▶ _RECORDS FOR PROCESSING_
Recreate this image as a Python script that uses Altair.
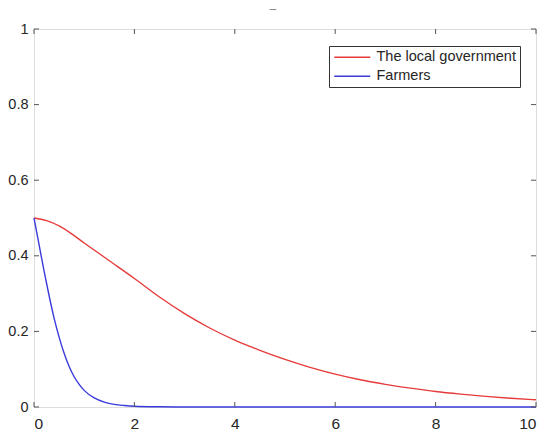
import altair as alt
import pandas as pd

# Series values
gov_x = [0, 0.25, 0.5, 0.75, 1, 1.5, 2, 2.5, 3, 3.5, 4, 4.5, 5, 5.5, 6, 6.5, 7, 7.5, 8, 8.5, 9, 9.5, 10]
gov_y = [0.5, 0.493, 0.479, 0.458, 0.434, 0.387, 0.340, 0.291, 0.247, 0.209, 0.177, 0.150, 0.126, 0.105,
         0.087, 0.072, 0.060, 0.050, 0.041, 0.034, 0.028, 0.023, 0.019]

farm_x = [0, 0.1, 0.2, 0.3, 0.4, 0.5, 0.6, 0.7, 0.8, 0.9, 1.0, 1.2, 1.4, 1.6, 1.8, 2.0,
          2.5, 3, 4, 5, 6, 7, 8, 9, 10]
farm_y = [0.5, 0.43, 0.36, 0.295, 0.235, 0.185, 0.142, 0.107, 0.08, 0.06, 0.044, 0.024,
          0.013, 0.007, 0.004, 0.002, 0.0005, 0, 0, 0, 0, 0, 0, 0, 0]

series_names = ["The local government", "Farmers"]
series_colors = ["#e63b3b", "#3b3bdc"]

x_ticks = [0, 2, 4, 6, 8, 10]
y_ticks = [0, 0.2, 0.4, 0.6, 0.8, 1]

W, H = 502, 378
AXIS_COLOR = "#555555"
TEXT_COLOR = "#262626"
FONT = "Liberation Sans"

df = pd.concat([
    pd.DataFrame({"x": gov_x, "y": gov_y, "series": series_names[0]}),
    pd.DataFrame({"x": farm_x, "y": farm_y, "series": series_names[1]}),
])

xscale = alt.Scale(domain=[0, 10], nice=False, zero=False)
yscale = alt.Scale(domain=[0, 1], nice=False)

lines = alt.Chart(df).mark_line(strokeWidth=1.4, interpolate="monotone").encode(
    x=alt.X("x:Q", scale=xscale, title=None,
            axis=alt.Axis(values=x_ticks, ticks=False, domain=False, grid=False,
                          labelPadding=9, labelFontSize=15.5, labelColor=TEXT_COLOR,
                          labelFont=FONT, format="d")),
    y=alt.Y("y:Q", scale=yscale, title=None,
            axis=alt.Axis(values=y_ticks, ticks=False, domain=False, grid=False,
                          labelPadding=6, labelFontSize=14.5, labelColor=TEXT_COLOR,
                          labelFont=FONT, format="~g")),
    color=alt.Color("series:N", sort=series_names,
                    scale=alt.Scale(domain=series_names, range=series_colors),
                    legend=alt.Legend(title=None, orient="none", legendX=295, legendY=17,
                                      fillColor="white", strokeColor="#333333",
                                      padding=4, cornerRadius=0,
                                      symbolType="M-1,0H5", symbolSize=144,
                                      symbolStrokeWidth=1.4, labelFontSize=14.5,
                                      labelFont=FONT, labelColor=TEXT_COLOR,
                                      labelOffset=29, rowPadding=4)),
)

xt_df = pd.DataFrame({"x": x_ticks})
yt_df = pd.DataFrame({"y": y_ticks})
TL = 5

bottom_ticks = alt.Chart(xt_df).mark_rule(color=AXIS_COLOR).encode(
    x=alt.X("x:Q", scale=xscale), y=alt.value(H), y2=alt.value(H - TL))
top_ticks = alt.Chart(xt_df).mark_rule(color=AXIS_COLOR).encode(
    x=alt.X("x:Q", scale=xscale), y=alt.value(0), y2=alt.value(TL))
left_ticks = alt.Chart(yt_df).mark_rule(color=AXIS_COLOR).encode(
    y=alt.Y("y:Q", scale=yscale), x=alt.value(0), x2=alt.value(TL))
right_ticks = alt.Chart(yt_df).mark_rule(color=AXIS_COLOR).encode(
    y=alt.Y("y:Q", scale=yscale), x=alt.value(W), x2=alt.value(W - TL))

chart = alt.layer(lines, bottom_ticks, top_ticks, left_ticks, right_ticks).properties(
    width=W, height=H,
    title=alt.TitleParams(text="_", fontSize=11, color="#666666", font=FONT,
                          anchor="middle", dx=-12, offset=11, fontWeight="normal"),
    autosize=alt.AutoSizeParams(type="none"),
    padding={"left": 26, "top": 21, "right": 6, "bottom": 24},
).configure_view(
    stroke=AXIS_COLOR, strokeWidth=1
).configure(background="white")

chart.save("out.html", embed_options={"renderer": "svg", "actions": False})
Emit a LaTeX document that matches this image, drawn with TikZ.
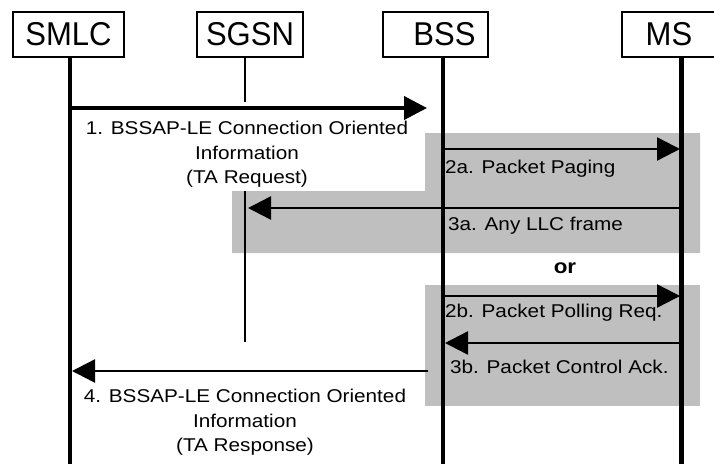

▶ _JOB_
Up to and including the line with "yscale = alt.Scale(domain=[0, 1], nice=False)", copy the data above from its first line. Skip pictures.

▶ _REPLY_
Recreate this image as a Python script that uses Altair.
import altair as alt
import pandas as pd

# Series values
gov_x = [0, 0.25, 0.5, 0.75, 1, 1.5, 2, 2.5, 3, 3.5, 4, 4.5, 5, 5.5, 6, 6.5, 7, 7.5, 8, 8.5, 9, 9.5, 10]
gov_y = [0.5, 0.493, 0.479, 0.458, 0.434, 0.387, 0.340, 0.291, 0.247, 0.209, 0.177, 0.150, 0.126, 0.105,
         0.087, 0.072, 0.060, 0.050, 0.041, 0.034, 0.028, 0.023, 0.019]

farm_x = [0, 0.1, 0.2, 0.3, 0.4, 0.5, 0.6, 0.7, 0.8, 0.9, 1.0, 1.2, 1.4, 1.6, 1.8, 2.0,
          2.5, 3, 4, 5, 6, 7, 8, 9, 10]
farm_y = [0.5, 0.43, 0.36, 0.295, 0.235, 0.185, 0.142, 0.107, 0.08, 0.06, 0.044, 0.024,
          0.013, 0.007, 0.004, 0.002, 0.0005, 0, 0, 0, 0, 0, 0, 0, 0]

series_names = ["The local government", "Farmers"]
series_colors = ["#e63b3b", "#3b3bdc"]

x_ticks = [0, 2, 4, 6, 8, 10]
y_ticks = [0, 0.2, 0.4, 0.6, 0.8, 1]

W, H = 502, 378
AXIS_COLOR = "#555555"
TEXT_COLOR = "#262626"
FONT = "Liberation Sans"

df = pd.concat([
    pd.DataFrame({"x": gov_x, "y": gov_y, "series": series_names[0]}),
    pd.DataFrame({"x": farm_x, "y": farm_y, "series": series_names[1]}),
])

xscale = alt.Scale(domain=[0, 10], nice=False, zero=False)
yscale = alt.Scale(domain=[0, 1], nice=False)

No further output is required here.